ACTA APOSTATICAE SEDIS : come, cambiando un po' qua e un po' la, si può cambiare tutto...

sabato 13 luglio 2013

Seduti in quel giardino.


 Nuovi dubbi sulla strana diarchia in Vaticano

Al direttore - L’emblematica immagine dei due papi, il “regnante” Francesco e l’“emerito” Benedetto XVI, seduti uno a fianco all’altro per l’inaugurazione della statua di San Michele dinanzi al governatorato in Vaticano ha dimostrato quanto si sia rapidamente raggiunta la più totale assuefazione rispetto a quella che è, in realtà, una sconcertante anomalia, ha richiamato, nell’ormai dilagante confusione, i rischi di una latente immagine di chiesa diarchica.

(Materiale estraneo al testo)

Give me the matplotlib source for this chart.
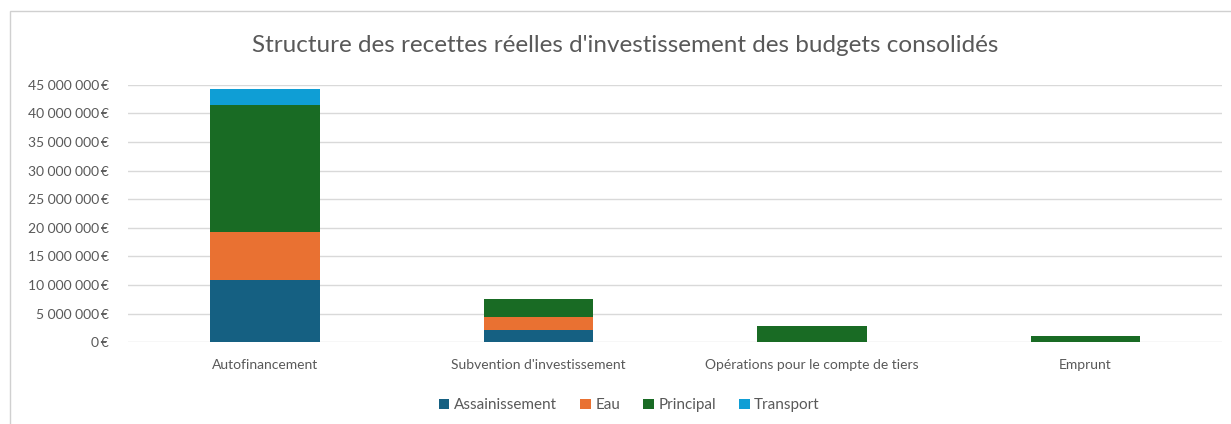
import matplotlib
matplotlib.use("Agg")
import matplotlib.pyplot as plt
import numpy as np
from matplotlib.ticker import FuncFormatter
from matplotlib.patches import Rectangle

plt.rcParams['font.family'] = ['Lato', 'DejaVu Sans']

# data (euros)
categories = ["Autofinancement", "Subvention d'investissement",
              "Opérations pour le compte de tiers", "Emprunt"]
assainissement = [10_900_000, 2_200_000, 0, 0]
eau = [8_300_000, 2_200_000, 0, 0]
principal = [22_300_000, 3_200_000, 2_900_000, 1_000_000]
transport = [2_700_000, 0, 0, 0]

series = [("Assainissement", assainissement, "#156082"),
          ("Eau", eau, "#E97132"),
          ("Principal", principal, "#196B24"),
          ("Transport", transport, "#0F9ED5")]

fig = plt.figure(figsize=(12.31, 4.24), dpi=100)
ax = fig.add_axes([0.104, 0.193, 0.889, 0.607])

# chart border
fig.patches.append(Rectangle((0.008, -0.01), 1.0, 0.985, transform=fig.transFigure,
                             fill=False, edgecolor="#d0d0d0", linewidth=1))

x = np.arange(len(categories))
bottom = np.zeros(len(categories))
for name, vals, color in series:
    vals = np.array(vals, dtype=float)
    ax.bar(x, vals, width=0.4, bottom=bottom, color=color, label=name, zorder=3)
    bottom += vals

ax.set_xlim(-0.5, len(categories) - 0.5)
ax.set_ylim(0, 45_000_000)
ax.set_yticks(np.arange(0, 45_000_001, 5_000_000))


def euro(v, pos):
    s = f"{int(v):,}".replace(",", " ")
    return s + "\u2009€"


ax.yaxis.set_major_formatter(FuncFormatter(euro))
ax.grid(axis="y", color="#d9d9d9", linewidth=1, zorder=0)
for sp in ax.spines.values():
    sp.set_visible(False)
ax.tick_params(axis="both", length=0, colors="#595959", labelsize=10)
ax.tick_params(axis="y", pad=14)
ax.tick_params(axis="x", pad=12)
ax.set_xticks(x)
ax.set_xticklabels(categories)

fig.text(0.508, 0.893, "Structure des recettes réelles d'investissement des budgets consolidés",
         ha="center", va="center", fontsize=17.5, color="#595959")

ax.legend(loc="upper center", bbox_to_anchor=(0.458, -0.165), ncol=4, frameon=False,
          fontsize=11, handlelength=0.7, handleheight=0.7, handletextpad=0.3,
          columnspacing=1.5, labelcolor="#595959")

fig.savefig("out.png", dpi=100)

Già lo scorso marzo, il canonista Carlo Fantappiè notò che la rinuncia di Benedetto XVI avrebbe potuto porre “gravi problemi sulla costituzione della chiesa, sulla natura del primato del Papa nonché sull’ambito ed estensione dei suoi poteri dopo la cessazione dell’ufficio”. Eppure, la Sala stampa vaticana, dopo il fatidico 28 febbraio, assicurò che il Papa tedesco si sarebbe “nascosto al mondo” ritirandosi monacalmente in preghiera. E se ciò non avviene, cosa provoca il risalto mediatico dato dalla compresenza dei due papi se non confusione sull’effettivo esercizio del ministero petrino e sulla “plenitudo potestatis” data dall’investitura divina? L’enorme anomalia, sottolinea la teologa romana Maria Guarini, non sta tanto nelle dimissioni di Ratzinger e nella successiva elezione del Papa argentino, quanto, piuttosto, “nella contestuale presenza, addirittura ostentata, di un Papa in ‘servizio contemplativo’ a fianco del Papa in ‘servizio attivo’”. Questa distinzione tra persona e ufficio, continua Guarini, “suscita ancor più confusione perché può lasciar pensare che l’ufficio riguardi solo l’‘esercizio attivo del ministero’ che si esaurirebbe con la rinuncia, escludendo in termini apodittici e non probatori che il ‘potere giurisdizionale’ possa esistere separato dalla investitura divina su cui è fondata quella ricevuta dal voto dei cardinali elettori dopo l’accettazione e la indicazione del nome. E’ per questo che il papato rischia di esser ridotto a mera ‘funzione’ collegata principalmente alle capacità fisiche e contingenti. Oppure si può cadere nella strana e inedita dicotomia di due papi, uno ‘emerito’, l’altro ‘facente funzioni’”. E tutto questo senza considerare le conferme derivanti dalla contraddizione terminologica: il mantenimento del titolo di ‘Papa emerito’ di un vescovo emerito che, sempre stranamente, continua a conservare il nome, l’abito e lo stemma papali. Questa sostanziale parità diarchica tra i due papi nel linguaggio dei simboli, inoltre, è stata  eccezionalmente riportata (e, di questo, ne sfuggono le motivazioni) anche nella perenne attestazione nella pietra ai piedi della statua inaugurata: i due stemmi papali con la dicitura “Benedictus PP. XVI Anno VIII/Franciscus PP. Anno I”, Benedetto nell’anno VIII del proprio pontificato (la rinuncia non appare?) e Francesco nell’anno primo.
Tale rischio di chiesa apparentemente bicefala, anche se (ovviamente) non espressamente ufficializzata, si manifesta accentuata agli occhi dei fedeli anche in quella imprecisa definizione, usata del resto da Papa Bergoglio stesso, di “enciclica a quattro mani”. Naturalmente, non vi è nessuno scandalo nel contributo, in un documento ufficiale, di più collaboratori (anche se la firma è del “regnante”: non sarebbe possibile altrimenti), quanto piuttosto rimane perniciosa l’idea strisciante di enciclica scritta da due Papi ufficialmente posti simbolicamente alla pari.